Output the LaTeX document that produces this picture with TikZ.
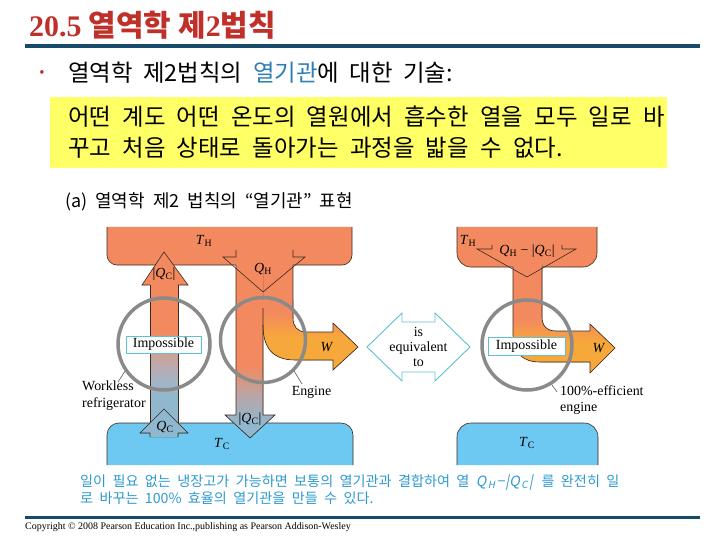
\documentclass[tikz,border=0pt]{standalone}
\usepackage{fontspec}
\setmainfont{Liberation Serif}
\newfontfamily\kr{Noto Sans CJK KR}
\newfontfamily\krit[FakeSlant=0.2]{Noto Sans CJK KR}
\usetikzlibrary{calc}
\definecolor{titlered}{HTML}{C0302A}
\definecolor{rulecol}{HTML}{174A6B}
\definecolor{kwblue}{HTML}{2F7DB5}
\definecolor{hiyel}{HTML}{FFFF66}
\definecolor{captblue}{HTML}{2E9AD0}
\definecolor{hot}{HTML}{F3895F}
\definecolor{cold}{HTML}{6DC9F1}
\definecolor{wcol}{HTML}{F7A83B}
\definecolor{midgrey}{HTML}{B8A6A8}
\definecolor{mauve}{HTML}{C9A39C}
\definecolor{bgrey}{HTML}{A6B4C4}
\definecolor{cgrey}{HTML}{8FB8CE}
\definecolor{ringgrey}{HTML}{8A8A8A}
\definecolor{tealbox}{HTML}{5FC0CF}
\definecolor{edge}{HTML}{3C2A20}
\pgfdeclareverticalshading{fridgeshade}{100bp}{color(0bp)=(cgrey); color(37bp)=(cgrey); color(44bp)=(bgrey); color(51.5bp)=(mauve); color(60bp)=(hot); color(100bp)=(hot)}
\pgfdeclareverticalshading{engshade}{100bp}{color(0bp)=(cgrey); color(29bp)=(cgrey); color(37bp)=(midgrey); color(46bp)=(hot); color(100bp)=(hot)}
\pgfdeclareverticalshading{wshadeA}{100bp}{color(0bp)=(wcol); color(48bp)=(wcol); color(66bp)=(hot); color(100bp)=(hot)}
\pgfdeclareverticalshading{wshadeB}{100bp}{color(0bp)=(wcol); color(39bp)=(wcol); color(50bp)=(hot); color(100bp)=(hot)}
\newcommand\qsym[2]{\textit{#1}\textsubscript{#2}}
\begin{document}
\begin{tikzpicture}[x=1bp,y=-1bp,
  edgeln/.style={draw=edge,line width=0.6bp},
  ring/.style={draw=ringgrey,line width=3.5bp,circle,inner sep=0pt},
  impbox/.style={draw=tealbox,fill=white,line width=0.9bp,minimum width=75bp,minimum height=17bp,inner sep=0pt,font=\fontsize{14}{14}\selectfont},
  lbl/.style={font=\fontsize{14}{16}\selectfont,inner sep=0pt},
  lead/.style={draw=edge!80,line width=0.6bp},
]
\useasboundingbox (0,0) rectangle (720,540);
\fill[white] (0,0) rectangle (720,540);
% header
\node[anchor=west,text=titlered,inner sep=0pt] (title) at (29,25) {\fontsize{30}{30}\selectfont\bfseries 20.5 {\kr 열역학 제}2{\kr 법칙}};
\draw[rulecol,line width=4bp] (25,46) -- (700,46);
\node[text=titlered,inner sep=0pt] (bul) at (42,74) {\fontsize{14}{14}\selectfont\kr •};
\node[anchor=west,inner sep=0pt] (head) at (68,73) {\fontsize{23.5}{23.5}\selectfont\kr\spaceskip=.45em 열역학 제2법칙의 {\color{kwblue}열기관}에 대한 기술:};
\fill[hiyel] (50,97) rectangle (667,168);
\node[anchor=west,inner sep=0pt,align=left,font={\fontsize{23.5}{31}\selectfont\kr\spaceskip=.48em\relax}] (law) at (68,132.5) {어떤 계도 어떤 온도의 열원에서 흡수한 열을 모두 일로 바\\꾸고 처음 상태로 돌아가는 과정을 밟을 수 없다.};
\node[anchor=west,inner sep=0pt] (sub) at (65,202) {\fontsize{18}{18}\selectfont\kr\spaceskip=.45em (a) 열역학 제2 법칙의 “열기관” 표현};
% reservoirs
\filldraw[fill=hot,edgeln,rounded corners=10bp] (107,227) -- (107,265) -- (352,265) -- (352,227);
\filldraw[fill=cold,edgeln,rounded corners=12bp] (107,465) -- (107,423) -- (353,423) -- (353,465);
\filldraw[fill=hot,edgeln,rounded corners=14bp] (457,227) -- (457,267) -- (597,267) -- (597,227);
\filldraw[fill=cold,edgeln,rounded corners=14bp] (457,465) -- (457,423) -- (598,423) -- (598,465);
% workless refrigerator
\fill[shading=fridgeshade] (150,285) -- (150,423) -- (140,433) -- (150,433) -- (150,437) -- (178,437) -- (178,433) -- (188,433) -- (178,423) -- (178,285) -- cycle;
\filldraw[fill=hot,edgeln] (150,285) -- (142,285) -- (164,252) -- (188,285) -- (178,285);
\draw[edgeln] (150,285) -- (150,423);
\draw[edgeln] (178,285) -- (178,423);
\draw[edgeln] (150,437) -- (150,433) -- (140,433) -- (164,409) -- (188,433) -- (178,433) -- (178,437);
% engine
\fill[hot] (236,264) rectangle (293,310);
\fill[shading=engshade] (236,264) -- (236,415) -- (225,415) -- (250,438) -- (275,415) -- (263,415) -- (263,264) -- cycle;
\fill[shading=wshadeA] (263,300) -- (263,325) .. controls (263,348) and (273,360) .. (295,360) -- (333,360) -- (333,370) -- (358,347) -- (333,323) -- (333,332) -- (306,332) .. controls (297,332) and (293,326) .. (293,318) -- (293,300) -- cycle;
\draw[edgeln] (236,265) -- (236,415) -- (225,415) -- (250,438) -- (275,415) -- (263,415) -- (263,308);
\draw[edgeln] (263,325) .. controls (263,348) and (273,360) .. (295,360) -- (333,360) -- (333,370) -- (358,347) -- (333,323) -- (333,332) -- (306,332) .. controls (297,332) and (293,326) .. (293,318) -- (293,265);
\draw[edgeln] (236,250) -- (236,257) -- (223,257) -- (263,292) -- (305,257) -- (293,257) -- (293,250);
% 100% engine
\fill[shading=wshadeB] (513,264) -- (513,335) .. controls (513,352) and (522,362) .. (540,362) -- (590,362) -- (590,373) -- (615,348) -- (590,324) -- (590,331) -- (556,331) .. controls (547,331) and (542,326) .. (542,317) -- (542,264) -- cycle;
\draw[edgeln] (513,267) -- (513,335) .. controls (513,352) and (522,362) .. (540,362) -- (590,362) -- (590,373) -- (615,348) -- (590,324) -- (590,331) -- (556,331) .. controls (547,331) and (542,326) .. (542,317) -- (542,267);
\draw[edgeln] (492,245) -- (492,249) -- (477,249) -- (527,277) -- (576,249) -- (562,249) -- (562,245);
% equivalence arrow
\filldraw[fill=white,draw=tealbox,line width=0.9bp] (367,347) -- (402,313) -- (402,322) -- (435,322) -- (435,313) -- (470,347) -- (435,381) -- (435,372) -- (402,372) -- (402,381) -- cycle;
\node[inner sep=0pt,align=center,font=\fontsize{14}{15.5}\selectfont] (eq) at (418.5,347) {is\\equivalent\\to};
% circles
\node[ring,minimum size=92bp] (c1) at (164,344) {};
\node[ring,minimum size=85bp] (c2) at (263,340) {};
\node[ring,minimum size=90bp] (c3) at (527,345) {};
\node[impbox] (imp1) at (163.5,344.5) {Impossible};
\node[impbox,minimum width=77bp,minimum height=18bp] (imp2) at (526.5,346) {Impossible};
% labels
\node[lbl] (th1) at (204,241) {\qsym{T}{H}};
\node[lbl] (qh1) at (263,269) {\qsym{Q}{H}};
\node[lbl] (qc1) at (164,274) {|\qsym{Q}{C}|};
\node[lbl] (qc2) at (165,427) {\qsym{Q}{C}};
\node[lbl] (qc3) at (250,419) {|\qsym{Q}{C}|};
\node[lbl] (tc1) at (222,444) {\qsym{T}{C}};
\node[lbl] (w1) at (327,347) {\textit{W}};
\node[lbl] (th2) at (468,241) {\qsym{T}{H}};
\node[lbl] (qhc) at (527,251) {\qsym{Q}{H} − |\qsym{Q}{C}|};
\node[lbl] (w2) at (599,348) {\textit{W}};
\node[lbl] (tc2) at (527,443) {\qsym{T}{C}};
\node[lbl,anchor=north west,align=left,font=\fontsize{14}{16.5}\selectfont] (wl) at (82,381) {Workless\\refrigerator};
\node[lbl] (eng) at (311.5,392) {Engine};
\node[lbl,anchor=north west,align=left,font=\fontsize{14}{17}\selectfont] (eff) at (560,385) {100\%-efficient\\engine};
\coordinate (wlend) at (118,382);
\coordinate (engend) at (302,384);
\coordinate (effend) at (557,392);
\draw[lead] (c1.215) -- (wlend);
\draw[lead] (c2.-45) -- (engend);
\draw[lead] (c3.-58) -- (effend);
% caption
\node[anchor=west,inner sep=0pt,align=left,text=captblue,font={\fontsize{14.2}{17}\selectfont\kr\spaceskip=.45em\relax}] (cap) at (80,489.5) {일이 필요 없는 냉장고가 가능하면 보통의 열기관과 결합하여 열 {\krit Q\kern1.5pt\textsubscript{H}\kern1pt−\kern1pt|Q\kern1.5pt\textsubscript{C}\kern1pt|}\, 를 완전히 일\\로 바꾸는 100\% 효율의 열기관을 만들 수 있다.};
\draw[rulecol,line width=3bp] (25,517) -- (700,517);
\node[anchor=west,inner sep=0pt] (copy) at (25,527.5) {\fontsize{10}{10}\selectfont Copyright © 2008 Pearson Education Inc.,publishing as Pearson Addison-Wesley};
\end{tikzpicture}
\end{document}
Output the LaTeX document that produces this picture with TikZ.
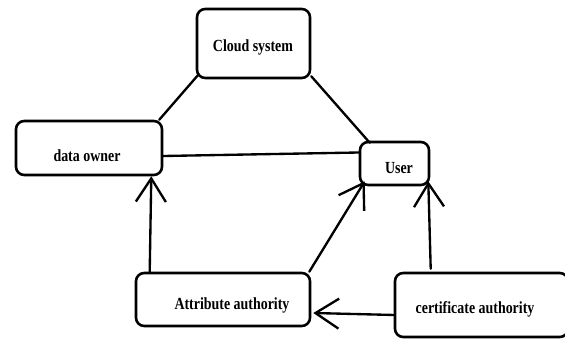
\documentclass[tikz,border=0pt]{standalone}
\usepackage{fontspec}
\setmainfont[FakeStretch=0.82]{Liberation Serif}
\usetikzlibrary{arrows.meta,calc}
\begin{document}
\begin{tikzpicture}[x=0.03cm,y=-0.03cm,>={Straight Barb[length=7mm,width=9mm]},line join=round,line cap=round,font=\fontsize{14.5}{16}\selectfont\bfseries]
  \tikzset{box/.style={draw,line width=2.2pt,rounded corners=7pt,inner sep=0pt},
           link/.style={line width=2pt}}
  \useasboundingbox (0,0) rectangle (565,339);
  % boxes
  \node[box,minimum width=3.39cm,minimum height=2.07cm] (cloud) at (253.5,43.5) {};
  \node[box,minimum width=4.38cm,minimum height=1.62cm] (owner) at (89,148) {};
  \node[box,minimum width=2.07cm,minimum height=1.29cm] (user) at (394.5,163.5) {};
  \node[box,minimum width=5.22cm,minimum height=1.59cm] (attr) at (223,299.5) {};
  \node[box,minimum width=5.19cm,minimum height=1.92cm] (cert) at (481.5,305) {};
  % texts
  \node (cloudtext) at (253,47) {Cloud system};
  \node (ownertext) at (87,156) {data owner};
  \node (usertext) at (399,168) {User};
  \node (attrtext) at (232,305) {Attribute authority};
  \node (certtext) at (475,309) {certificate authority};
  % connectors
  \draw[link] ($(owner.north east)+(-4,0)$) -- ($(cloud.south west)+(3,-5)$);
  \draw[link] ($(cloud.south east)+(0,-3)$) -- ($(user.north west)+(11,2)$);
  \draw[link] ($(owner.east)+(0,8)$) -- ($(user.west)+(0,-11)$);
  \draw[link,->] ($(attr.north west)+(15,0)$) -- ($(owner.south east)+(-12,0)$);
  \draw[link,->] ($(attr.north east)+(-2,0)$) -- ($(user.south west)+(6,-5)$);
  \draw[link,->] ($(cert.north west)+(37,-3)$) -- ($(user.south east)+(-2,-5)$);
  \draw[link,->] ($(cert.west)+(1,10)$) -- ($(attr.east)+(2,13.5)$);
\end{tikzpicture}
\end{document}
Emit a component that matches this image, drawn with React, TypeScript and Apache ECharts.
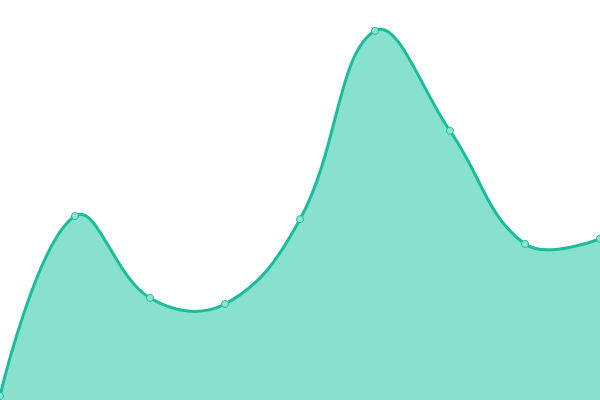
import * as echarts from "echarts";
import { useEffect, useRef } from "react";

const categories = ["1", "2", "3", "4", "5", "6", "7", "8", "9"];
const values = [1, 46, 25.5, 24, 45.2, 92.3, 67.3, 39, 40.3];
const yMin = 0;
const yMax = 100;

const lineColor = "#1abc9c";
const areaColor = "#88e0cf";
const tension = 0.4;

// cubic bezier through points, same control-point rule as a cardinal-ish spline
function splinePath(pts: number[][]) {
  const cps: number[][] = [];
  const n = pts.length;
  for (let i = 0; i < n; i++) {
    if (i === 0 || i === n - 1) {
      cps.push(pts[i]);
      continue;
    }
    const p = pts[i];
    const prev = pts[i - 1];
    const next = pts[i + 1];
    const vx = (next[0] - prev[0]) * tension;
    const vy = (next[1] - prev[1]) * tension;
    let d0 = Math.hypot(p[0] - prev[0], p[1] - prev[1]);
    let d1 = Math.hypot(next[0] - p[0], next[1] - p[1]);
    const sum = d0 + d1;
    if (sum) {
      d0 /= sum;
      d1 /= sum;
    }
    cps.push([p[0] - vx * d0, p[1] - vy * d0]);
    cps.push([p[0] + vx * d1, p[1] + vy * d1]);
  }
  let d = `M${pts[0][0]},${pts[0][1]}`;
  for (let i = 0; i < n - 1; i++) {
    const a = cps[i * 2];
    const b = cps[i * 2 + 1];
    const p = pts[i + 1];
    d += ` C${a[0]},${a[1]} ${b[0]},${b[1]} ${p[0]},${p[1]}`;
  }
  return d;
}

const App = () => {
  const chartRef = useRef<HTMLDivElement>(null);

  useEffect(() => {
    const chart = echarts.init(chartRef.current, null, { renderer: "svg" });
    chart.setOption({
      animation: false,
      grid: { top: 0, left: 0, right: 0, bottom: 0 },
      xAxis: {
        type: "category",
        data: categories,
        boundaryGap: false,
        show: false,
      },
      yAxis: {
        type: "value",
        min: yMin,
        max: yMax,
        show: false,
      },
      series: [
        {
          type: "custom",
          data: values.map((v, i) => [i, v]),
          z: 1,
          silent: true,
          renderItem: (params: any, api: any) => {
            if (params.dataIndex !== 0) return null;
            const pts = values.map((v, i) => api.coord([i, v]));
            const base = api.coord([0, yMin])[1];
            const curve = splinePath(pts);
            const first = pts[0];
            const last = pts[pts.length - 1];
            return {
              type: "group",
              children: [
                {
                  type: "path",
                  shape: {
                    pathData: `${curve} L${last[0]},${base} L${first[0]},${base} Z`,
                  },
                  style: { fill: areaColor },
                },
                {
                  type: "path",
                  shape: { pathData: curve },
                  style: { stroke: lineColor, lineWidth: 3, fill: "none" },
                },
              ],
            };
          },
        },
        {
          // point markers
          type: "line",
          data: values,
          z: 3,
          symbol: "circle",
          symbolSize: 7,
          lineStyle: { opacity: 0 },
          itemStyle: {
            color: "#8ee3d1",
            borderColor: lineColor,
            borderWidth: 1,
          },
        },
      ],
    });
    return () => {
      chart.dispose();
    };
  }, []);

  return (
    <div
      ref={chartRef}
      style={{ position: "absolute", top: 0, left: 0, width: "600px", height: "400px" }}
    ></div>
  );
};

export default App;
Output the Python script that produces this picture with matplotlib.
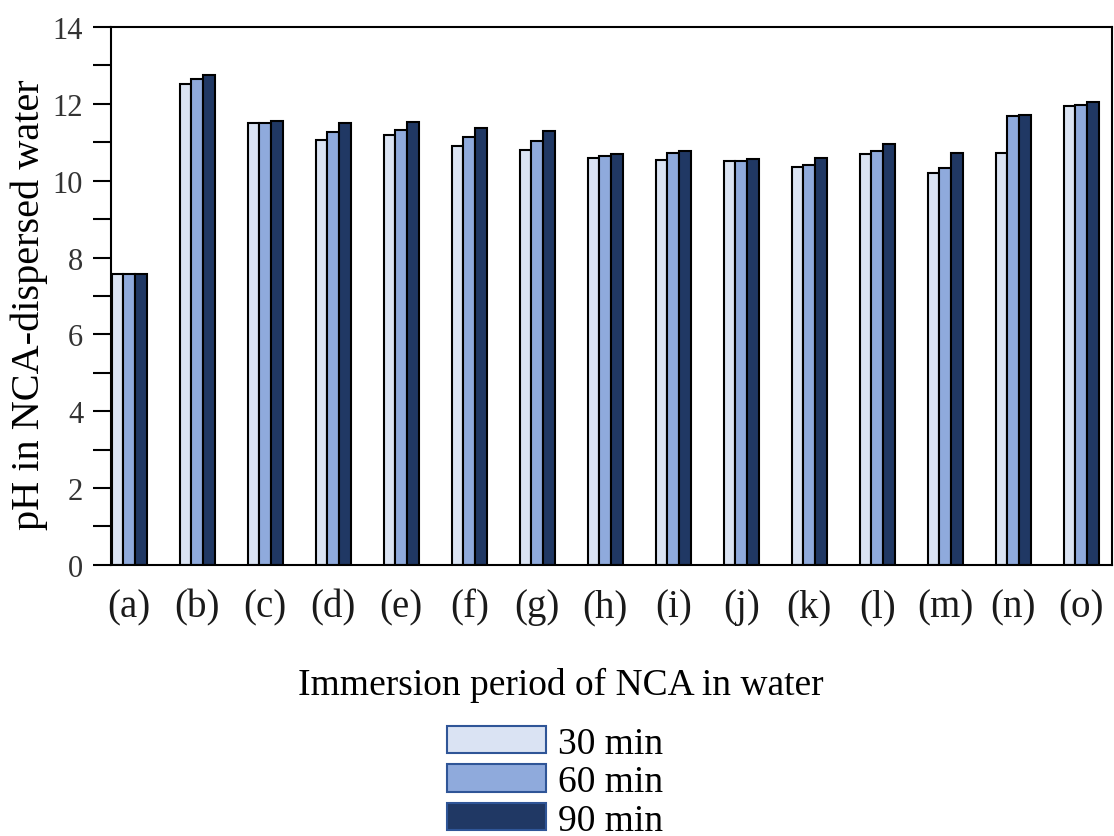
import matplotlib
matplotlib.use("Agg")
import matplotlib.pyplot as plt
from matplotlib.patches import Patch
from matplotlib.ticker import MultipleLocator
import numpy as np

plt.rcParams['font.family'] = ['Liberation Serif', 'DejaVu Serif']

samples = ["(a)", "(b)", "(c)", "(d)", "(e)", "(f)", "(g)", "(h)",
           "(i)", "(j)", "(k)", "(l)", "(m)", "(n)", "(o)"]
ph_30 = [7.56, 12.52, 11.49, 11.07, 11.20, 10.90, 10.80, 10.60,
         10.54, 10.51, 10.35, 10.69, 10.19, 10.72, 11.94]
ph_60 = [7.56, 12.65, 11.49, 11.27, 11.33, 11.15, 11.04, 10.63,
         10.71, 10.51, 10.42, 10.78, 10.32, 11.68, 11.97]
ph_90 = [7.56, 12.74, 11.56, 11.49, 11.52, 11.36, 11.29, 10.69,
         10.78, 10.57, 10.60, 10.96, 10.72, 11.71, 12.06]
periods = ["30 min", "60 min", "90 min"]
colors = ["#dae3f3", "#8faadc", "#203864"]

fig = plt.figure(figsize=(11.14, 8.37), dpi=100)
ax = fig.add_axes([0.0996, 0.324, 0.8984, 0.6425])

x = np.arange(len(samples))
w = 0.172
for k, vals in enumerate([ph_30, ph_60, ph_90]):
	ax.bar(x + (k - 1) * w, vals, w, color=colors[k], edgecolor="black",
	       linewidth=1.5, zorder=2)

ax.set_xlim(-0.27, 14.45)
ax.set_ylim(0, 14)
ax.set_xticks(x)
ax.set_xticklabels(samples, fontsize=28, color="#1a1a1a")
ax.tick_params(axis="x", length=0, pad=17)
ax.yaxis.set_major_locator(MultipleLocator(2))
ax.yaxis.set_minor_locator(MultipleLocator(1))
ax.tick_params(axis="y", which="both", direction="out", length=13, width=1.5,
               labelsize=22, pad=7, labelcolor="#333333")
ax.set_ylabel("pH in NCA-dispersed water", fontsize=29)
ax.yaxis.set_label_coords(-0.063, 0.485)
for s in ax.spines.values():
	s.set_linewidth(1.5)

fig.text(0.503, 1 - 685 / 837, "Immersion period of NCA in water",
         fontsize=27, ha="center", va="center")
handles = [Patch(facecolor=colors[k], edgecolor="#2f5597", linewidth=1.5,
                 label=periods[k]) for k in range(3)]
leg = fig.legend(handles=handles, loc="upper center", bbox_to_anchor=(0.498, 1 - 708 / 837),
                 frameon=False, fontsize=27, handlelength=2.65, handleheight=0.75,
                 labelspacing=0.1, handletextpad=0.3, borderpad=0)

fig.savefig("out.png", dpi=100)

--- What to do ---
Copy exactly the stretch of lines from the one containing "Output the Python" through the one containing "plt.rcParams['font.family'] = ['Liberation", both included. Leave out any pictures.

--- The reply ---
Output the Python script that produces this picture with matplotlib.
import matplotlib
matplotlib.use("Agg")
import matplotlib.pyplot as plt
from matplotlib.patches import Patch
from matplotlib.ticker import MultipleLocator
import numpy as np

plt.rcParams['font.family'] = ['Liberation Serif', 'DejaVu Serif']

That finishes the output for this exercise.